Do you think the Ginger Hammer would accept that proposal? Of course not. He'd put a team in London and then demand the Brits stop paying national health care. The Jets don't need to exist. In fact, they are actively harmful. The Jets are the NFL's ruptured appendix. We've made fun of star-crossed franchises like the Browns and Lions and Bills here, but the Jets—who somehow managed to WIN a Super Bowl at one point—and unquestionably the laughingstock of the NFL. Not only do they lose, but they lose in the tackiest way possible. Their fans are insecure morons and their players are somehow even dumber. What purpose do they serve other than to hold themselves up for merciless ridicule?
It gets even worse if you look past the fact that the Jets are using a lame duck head coach and lame duck QB for the second straight season. Even if you factor in an injured, washed-up Santonio Holmes, there is no one for the GENOCHISE to throw to. Stud rookie CB Dee Milliner is already nursing a calf injury. The front seven is aging and there are no good young players to waiting in the wings at linebacker or defensive line. The Jets are a team that is never completely rebuilding and never completely refining—they remain an odd mix of overpriced veteran talent and iffy young talent, like the pre-Melo Knicks. They are doomed to lose 10 games a year while laboring under the delusion that they have a stacked roster. And now Darrelle Revis is gone for good. This team should have been blown up two years ago. That they remain intact is not a testament to their determination but rather a glaring indictment of their stupidity.
Also, SCREW Chris Berman for whenever he sang "Vinny & The Jets." The worst.
Why your team doesn't suck: Everything is so convinced that they're gonna suck that maybe, just maybe, they WON'T suck. The NFL works like that sometimes, right? Well, I mean, it works that way for teams that aren't the Jets.
The 17 worst Jets ever:
1) Rich Kotite. They made him coach and GM. Never forget.
2) Vernon Gholston
3) Neil O'Donnell. O'Donnell, Kellen Clemens, Rick Mirer, and Quincy Carter (!!!!) have all started games for the Jets. That is a rough foursome. Keep in mind that Sanchez has been WAY more productive than any of those men.

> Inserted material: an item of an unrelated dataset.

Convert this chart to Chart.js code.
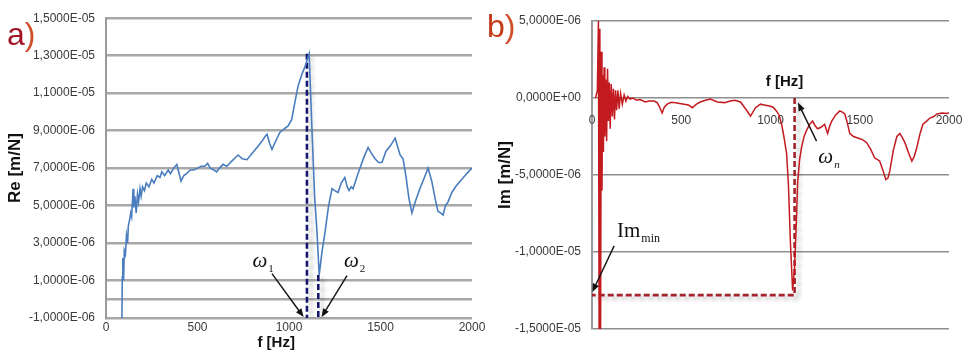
<!DOCTYPE html>
<html lang="en">
<head>
    <meta charset="UTF-8">
    <title>Re / Im</title>
    <script src="https://cdn.jsdelivr.net/npm/chart.js@4.4.1/dist/chart.umd.min.js"></script>
    <style>
        body { margin: 0; background: #fff; }
        #wrap { position: relative; width: 966px; height: 357px; overflow: hidden; }
        canvas { position: absolute; top: 0; }
        #re { left: 0; }
        #im { left: 483px; }
    </style>
</head>
<body>
<div id="wrap">
    <canvas id="re" width="490" height="357"></canvas>
    <canvas id="im" width="483" height="357"></canvas>
</div>

<script>
    // a) real part, values in 1E-06 m/N
    const freqA = [87, 89, 92, 96, 100, 106, 112, 118, 122, 128, 135, 140, 145, 148, 152, 158, 165, 172, 178, 186, 192, 200, 210, 220, 235, 250, 262, 280, 295, 305, 320, 340, 352, 370, 387, 400, 410, 425, 440, 460, 480, 500, 520, 540, 555, 570, 590, 605, 620, 640, 660, 690, 722, 745, 770, 800, 825, 850, 870, 880, 895, 907, 930, 950, 975, 995, 1015, 1030, 1050, 1070, 1087, 1110, 1126, 1140, 1153, 1165, 1180, 1197, 1215, 1235, 1250, 1268, 1285, 1305, 1318, 1328, 1340, 1350, 1370, 1388, 1410, 1432, 1450, 1470, 1490, 1508, 1530, 1555, 1580, 1595, 1607, 1623, 1640, 1655, 1672, 1690, 1715, 1740, 1760, 1780, 1800, 1814, 1830, 1842, 1855, 1869, 1890, 1910, 1935, 1962, 1980, 2000];
    const reA = [-1.2, 1.2, 2.2, 1.0, 2.6, 2.4, 3.4, 3.0, 3.9, 4.2, 4.6, 4.4, 5.3, 5.9, 4.9, 5.5, 4.6, 5.6, 5.2, 5.9, 5.5, 6.0, 5.8, 6.2, 6.0, 6.4, 6.2, 6.6, 6.5, 6.8, 6.6, 6.9, 6.7, 7.0, 7.2, 6.7, 6.3, 6.6, 6.7, 6.9, 6.9, 7.0, 7.1, 7.1, 7.25, 7.0, 6.9, 6.8, 7.0, 7.2, 7.1, 7.4, 7.7, 7.5, 7.45, 7.8, 8.1, 8.4, 8.7, 8.8, 8.3, 8.0, 8.5, 8.9, 9.1, 9.25, 9.6, 10.4, 11.4, 12.0, 12.4, 13.1, 8.9, 5.5, 3.6, 1.3, 2.5, 3.6, 4.9, 5.9, 5.8, 5.7, 6.2, 6.5, 6.0, 5.8, 6.0, 5.9, 6.5, 7.0, 7.6, 8.1, 7.8, 7.5, 7.3, 7.3, 7.9, 8.2, 8.6, 8.1, 7.7, 7.5, 6.5, 5.4, 4.6, 5.2, 5.9, 6.5, 7.0, 6.3, 5.3, 4.7, 4.6, 4.5, 5.0, 5.2, 5.7, 6.0, 6.3, 6.6, 6.8, 7.0];
    const yTicksA = [-1, 0, 1, 3, 5, 7, 9, 11, 13, 15];
    const omega1 = [[1098, 13.1], [1098, -1]];
    const omega2 = [[1160, 1.3], [1160, -1]];

    // b) imaginary part, values in 1E-06 m/N
    const freqB = [20, 30, 36, 40, 44, 48, 52, 56, 60, 64, 68, 72, 77, 82, 87, 92, 97, 102, 108, 114, 120, 126, 132, 138, 145, 152, 160, 170, 180, 190, 200, 213, 230, 250, 270, 298, 320, 348, 365, 376, 393, 405, 421, 440, 460, 490, 517, 540, 562, 585, 607, 635, 663, 702, 742, 775, 800, 832, 860, 888, 916, 944, 965, 994, 1015, 1033, 1048, 1062, 1075, 1090, 1100, 1112, 1124, 1135, 1145, 1152, 1163, 1174, 1188, 1202, 1220, 1236, 1250, 1264, 1283, 1303, 1320, 1332, 1343, 1365, 1388, 1400, 1416, 1430, 1444, 1465, 1489, 1515, 1539, 1560, 1584, 1600, 1612, 1630, 1646, 1658, 1669, 1688, 1708, 1725, 1740, 1753, 1775, 1792, 1805, 1820, 1838, 1854, 1875, 1893, 1915, 1933, 1961, 1989, 2000];
    const imB = [0.0, 0.5, 5.0, -16, 4.5, -16, 3.0, -6, 1.5, -3.5, 2.0, -2.5, 1.2, -2.8, 1.9, -1.5, 1.0, -2.0, 0.9, -1.2, 0.6, -1.4, 0.5, -0.8, 0.5, -0.7, 0.3, -0.4, 0.2, -0.2, 0.1, -0.07, 0.0, -0.15, -0.1, -0.26, -0.2, -0.2, -0.3, -0.52, -0.97, -0.6, -0.4, -0.3, -0.3, -0.35, -0.4, -0.45, -0.63, -0.4, -0.26, -0.15, -0.07, -0.26, -0.3, -0.2, -0.15, -0.26, -0.7, -1.17, -0.63, -0.4, -0.45, -0.52, -0.6, -0.84, -1.1, -1.7, -2.5, -3.6, -5.5, -9.5, -12.5, -11, -8, -5.5, -4.0, -3.2, -2.5, -2.1, -1.7, -1.5, -1.8, -2.0, -1.9, -1.7, -2.3, -1.8, -1.5, -1.1, -0.84, -0.9, -1.04, -1.6, -2.3, -2.5, -2.6, -2.7, -2.9, -3.3, -3.9, -4.0, -4.1, -4.7, -5.3, -5.2, -4.7, -3.4, -2.5, -2.3, -2.6, -2.9, -3.6, -4.1, -3.8, -3.2, -2.3, -1.7, -1.5, -1.3, -1.2, -1.04, -0.97, -1.0, -0.95];
    const yTicksB = [-15, -10, -5, 0, 5];
    const imMin = [[1135, 0], [1135, -12.8], [0, -12.8]];

    const xTicks = [0, 500, 1000, 1500, 2000];

    const SANS = "'Liberation Sans', Arial, sans-serif";
    const SERIF = "'Liberation Serif', 'DejaVu Serif', serif";

    const pts = (xs, ys) => xs.map((x, i) => ({x: x, y: ys[i] * 1e-6}));
    const pairs = arr => arr.map(p => ({x: p[0], y: p[1] * 1e-6}));

    function sci(v) {
        if (Math.abs(v) < 1e-12) return '0,0000E+00';
        let [m, e] = v.toExponential(4).split('e');
        const sign = e[0] === '-' ? '-' : '+';
        e = e.replace(/[+-]/, '');
        return m.replace('.', ',') + 'E' + sign + e.padStart(2, '0');
    }

    function arrow(ctx, x0, y0, x1, y1) {
        const a = Math.atan2(y1 - y0, x1 - x0);
        const h = 9;
        ctx.save();
        ctx.strokeStyle = '#111';
        ctx.fillStyle = '#111';
        ctx.lineWidth = 1.4;
        ctx.beginPath();
        ctx.moveTo(x0, y0);
        ctx.lineTo(x1 - Math.cos(a) * h * 0.8, y1 - Math.sin(a) * h * 0.8);
        ctx.stroke();
        ctx.beginPath();
        ctx.moveTo(x1, y1);
        ctx.lineTo(x1 - h * Math.cos(a - 0.38), y1 - h * Math.sin(a - 0.38));
        ctx.lineTo(x1 - h * Math.cos(a + 0.38), y1 - h * Math.sin(a + 0.38));
        ctx.closePath();
        ctx.fill();
        ctx.restore();
    }

    // text, arrows and panel letters on top of the chart
    const notes = {
        id: 'notes',
        afterDraw(chart, args, opts) {
            const ctx = chart.ctx;
            const sx = chart.scales.x, sy = chart.scales.y;
            const px = p => [sx.getPixelForValue(p[0]), sy.getPixelForValue(p[1] * 1e-6)];
            (opts.arrows || []).forEach(a => {
                const f = px(a[0]), t = px(a[1]);
                arrow(ctx, f[0], f[1], t[0], t[1]);
            });
            (opts.labels || []).forEach(l => {
                const p = px(l.at);
                ctx.save();
                ctx.fillStyle = '#111';
                ctx.font = l.font;
                ctx.textAlign = l.align || 'left';
                ctx.textBaseline = 'alphabetic';
                ctx.fillText(l.text, p[0], p[1]);
                if (l.sub) {
                    const w = ctx.measureText(l.text).width;
                    const x = l.align === 'center' ? p[0] + w / 2 : p[0] + w;
                    ctx.font = l.subFont;
                    ctx.textAlign = 'left';
                    ctx.fillText(l.sub, x + 1, p[1] + 5);
                }
                ctx.restore();
            });
            (opts.tag || []).forEach(t => {
                ctx.save();
                ctx.font = '32px ' + SANS;
                ctx.textBaseline = 'alphabetic';
                ctx.fillStyle = t.c1;
                ctx.fillText(t.letter, t.x, t.y);
                const w = ctx.measureText(t.letter).width;
                ctx.fillStyle = t.c2;
                ctx.fillText(')', t.x + w, t.y);
                ctx.restore();
            });
        }
    };

    const shadow = {
        id: 'shadow',
        beforeDatasetDraw(chart, args) {
            if (!args.meta._dataset.shadow) return;
            const ctx = chart.ctx;
            ctx.save();
            ctx.shadowColor = 'rgba(0,0,0,0.28)';
            ctx.shadowBlur = 4;
            ctx.shadowOffsetX = 4;
            ctx.shadowOffsetY = 3;
        },
        afterDatasetDraw(chart, args) {
            if (args.meta._dataset.shadow) chart.ctx.restore();
        }
    };

    function xAxis(extra) {
        return Object.assign({
            type: 'linear',
            min: 0,
            max: 2000,
            afterBuildTicks: s => { s.ticks = xTicks.map(v => ({value: v})); },
            grid: { display: false, drawTicks: false },
            border: { display: false },
            ticks: { maxRotation: 0, color: '#3a3a3a', font: { family: SANS, size: 12 }, callback: v => String(v) }
        }, extra);
    }

    function baseOptions(yMin, yMax, yTicks, yTitle, titlePad, axisWidth, hideZero, gridColor, gridWidth) {
        return {
            responsive: false,
            animation: false,
            devicePixelRatio: 1,
            plugins: { legend: { display: false }, tooltip: { enabled: false } },
            scales: {
                y: {
                    type: 'linear',
                    min: yMin,
                    max: yMax,
                    afterBuildTicks: s => { s.ticks = yTicks.map(v => ({value: v * 1e-6})); },
                    afterFit: s => { s.width = axisWidth; },
                    grid: { color: gridColor, lineWidth: gridWidth, drawTicks: false },
                    border: { display: true, width: 2, color: '#9a9a9a' },
                    ticks: {
                        padding: 11,
                        color: '#3a3a3a',
                        font: { family: SANS, size: 12 },
                        callback: v => (hideZero && Math.abs(v) < 1e-12) ? '' : sci(v)
                    },
                    title: {
                        display: true,
                        text: yTitle,
                        color: '#111',
                        font: { family: SANS, size: 17, weight: 'bold' },
                        padding: { top: titlePad, bottom: 0 }
                    }
                }
            }
        };
    }

    // ---- a) Re ----
    const optA = baseOptions(-1e-6, 1.5e-5, yTicksA, 'Re [m/N]', 5, 106, true, '#a8a8a8', 2.5);
    optA.layout = { padding: { left: 0, right: 18, top: 14, bottom: 0 } };
    optA.scales.x = xAxis({
        afterFit: s => { s.height = 39; s.paddingLeft = 0; s.paddingRight = 0; }
    });
    optA.scales.x.ticks.padding = 2;
    optA.plugins.notes = {
        arrows: [[[907, 1.37], [1080, -0.95]], [[1317, 1.26], [1178, -0.95]]],
        labels: [
            { at: [800, 1.7], text: 'ω', sub: '1', font: 'italic 21px ' + SERIF, subFont: '11px ' + SERIF },
            { at: [1300, 1.7], text: 'ω', sub: '2', font: 'italic 21px ' + SERIF, subFont: '11px ' + SERIF },
            { at: [930, -2.55], text: 'f [Hz]', align: 'center', font: 'bold 15px ' + SANS }
        ],
        tag: [{ letter: 'a', x: 7, y: 45, c1: '#a3162a', c2: '#d0502c' }]
    };

    new Chart(document.getElementById('re').getContext('2d'), {
        type: 'line',
        data: {
            datasets: [
                { data: pts(freqA, reA), borderColor: '#4a7dbd', borderWidth: 1.6, pointRadius: 0 },
                { data: pairs(omega1), borderColor: '#16166e', borderWidth: 2.6, borderDash: [6, 3], pointRadius: 0, shadow: true },
                { data: pairs(omega2), borderColor: '#16166e', borderWidth: 2.6, borderDash: [6, 3], pointRadius: 0, shadow: true }
            ]
        },
        options: optA,
        plugins: [shadow, notes]
    });

    // ---- b) Im ----
    const optB = baseOptions(-1.5e-5, 5e-6, yTicksB, 'Im [m/N]', 12, 109, false, '#8e8e8e', 1.6);
    optB.layout = { padding: { left: 0, right: 17, top: 21, bottom: 28 } };
    optB.scales.x = xAxis({
        position: { y: 0 },
        afterFit: s => { s.paddingLeft = 0; s.paddingRight = 0; }
    });
    optB.scales.x.ticks.padding = 15;
    optB.plugins.notes = {
        arrows: [[[124, -9.6], [2, -12.6]], [[1258, -2.8], [1154, -0.3]]],
        labels: [
            { at: [140, -9.0], text: 'Im', sub: 'min', font: '21px ' + SERIF, subFont: '12px ' + SERIF },
            { at: [1268, -4.25], text: 'ω', sub: 'n', font: 'italic 21px ' + SERIF, subFont: 'italic 11px ' + SERIF },
            { at: [1079, 0.8], text: 'f [Hz]', align: 'center', font: 'bold 15px ' + SANS }
        ],
        tag: [{ letter: 'b', x: 4, y: 37, c1: '#c23a18', c2: '#d0502c' }]
    };

    new Chart(document.getElementById('im').getContext('2d'), {
        type: 'line',
        data: {
            datasets: [
                { data: pts(freqB, imB), borderColor: '#c21a1f', borderWidth: 1.5, pointRadius: 0 },
                { data: pairs(imMin), borderColor: '#a3222c', borderWidth: 2.6, borderDash: [6, 3], pointRadius: 0, shadow: true }
            ]
        },
        options: optB,
        plugins: [shadow, notes]
    });
</script>
</body>
</html>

4) Dewayne Robertson. He can't miss! CAN'T MISS DINNER, THAT IS! ***RIMSHOT***
5) Scott Frost
6) Keyshawn Johnson/Alex Van DIke. Drafted together. Never ever draft wideouts in the first two rounds.
8) Bubby Brister
10) Ryan Yarborough
11) Marvin Jones
12) Browning Nagle. The Nagler!
13) Blair Thomas
14) Glenn Foley
15) Lou Holtz
16) Justin McCareins. I swear he was a fantasy sleeper once. That's how stupid fantasy football will make you.